Yes, there is, but additional implementations are always useful.

> At present it recursively attempts to extract rafsi from the left hand end
> of the lujvo, each time testing whether or not the remaining word (minus
> any hyphenating letters) is still a valid lujvo.  In doing this, it first
> tries to look up the first five letters in a gismu dictionary; if they're
> present then if no letters remain it returns success (i.e. parsed the
> whole word), otherwise it recurses on the remaining letters.

That's too simple an algorithm, as your counterexample below illustrates.

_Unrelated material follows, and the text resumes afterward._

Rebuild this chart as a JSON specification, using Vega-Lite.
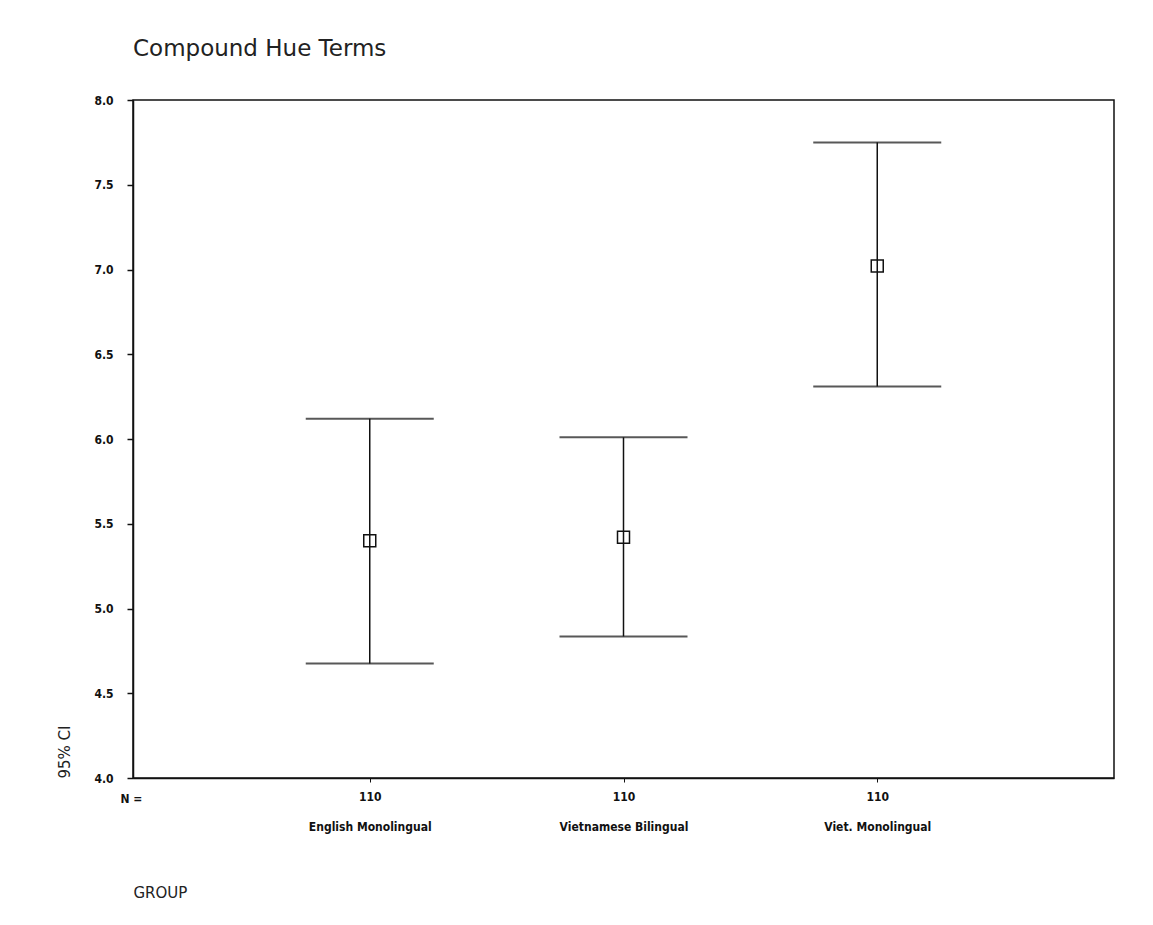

> A couple of important points present themselves.  Firstly, is it possible
> to resolve an arbitrary lujvo into component rafsi without needing to look
> them up in a dictionary?

Yes, it is always possible.

>   tavta'atavlytavla
>
> it will look up "tavta" as a 5L rafsi, despite the following apostrophe,
> then "tavt" as a 4L rafsi, despite the following `a' (which should be a
> `y', no?), then finally "tav" as a 3L rafsi, which will finally resolve.
> If it could split the word up sensibly to begin with then there would be
> less dictionary searches (not that they take long) and it would just be a
> nicer algorithm.

Absolutely no dictionary searching is required: the algorithm works
independently of what rafsi exist or don't exist.  The only
possible analysis is CVC-CVV-CVCCy-CVCCV.

> Secondly, and partially mentioned above, the reference grammar describes
> lujvo creation twice; the first time it is very general, and the second
> time it is more strict.  Specifically, the second time it says that all 4L
> rafsi should be followed by a `y' hyphen.  Is this generally true then?

Yes.

> It seems to me that a CCVC rafsi could be followed by a CVCCV gismu, say,
> provided they fit together, i.e. the last C of the first forms an
> allowable consonant pair with the first C of the last.

No, that is forbidden.

> Thirdly, are there any circumstances in which a 5 letter rafsi (other than
> a rafsi fu'ivla, which I'm not dealing with anyway) can appear other than
> at the end of the word?

No.

> Fourthly, do cmavo count as rafsi?  There seem to be some in the gismu
> list (CV'V form), which struck me as odd; these are cmavo, aren't they,
> not gismu?  I thought gismu were always five letters long, CCVCV or CVCCV.

Some cmavo have rafsi, though most don't.  Sometimes the rafsi of a cmavo
is identical to the cmavo, and sometimes it isn't (typically because it
is CVC, which no cmavo can be).

> And finally, is "ta'a" a three letter rafsi or a four letter rafsi?

THree letter.

> PS: "The Complete Lojban" is an excellent book -- well worth waiting for.
> I'm very happy to own a copy.

Thank you!

--
John Cowan                                      cowan@ccil.org
                e'osai ko sarji la lojban.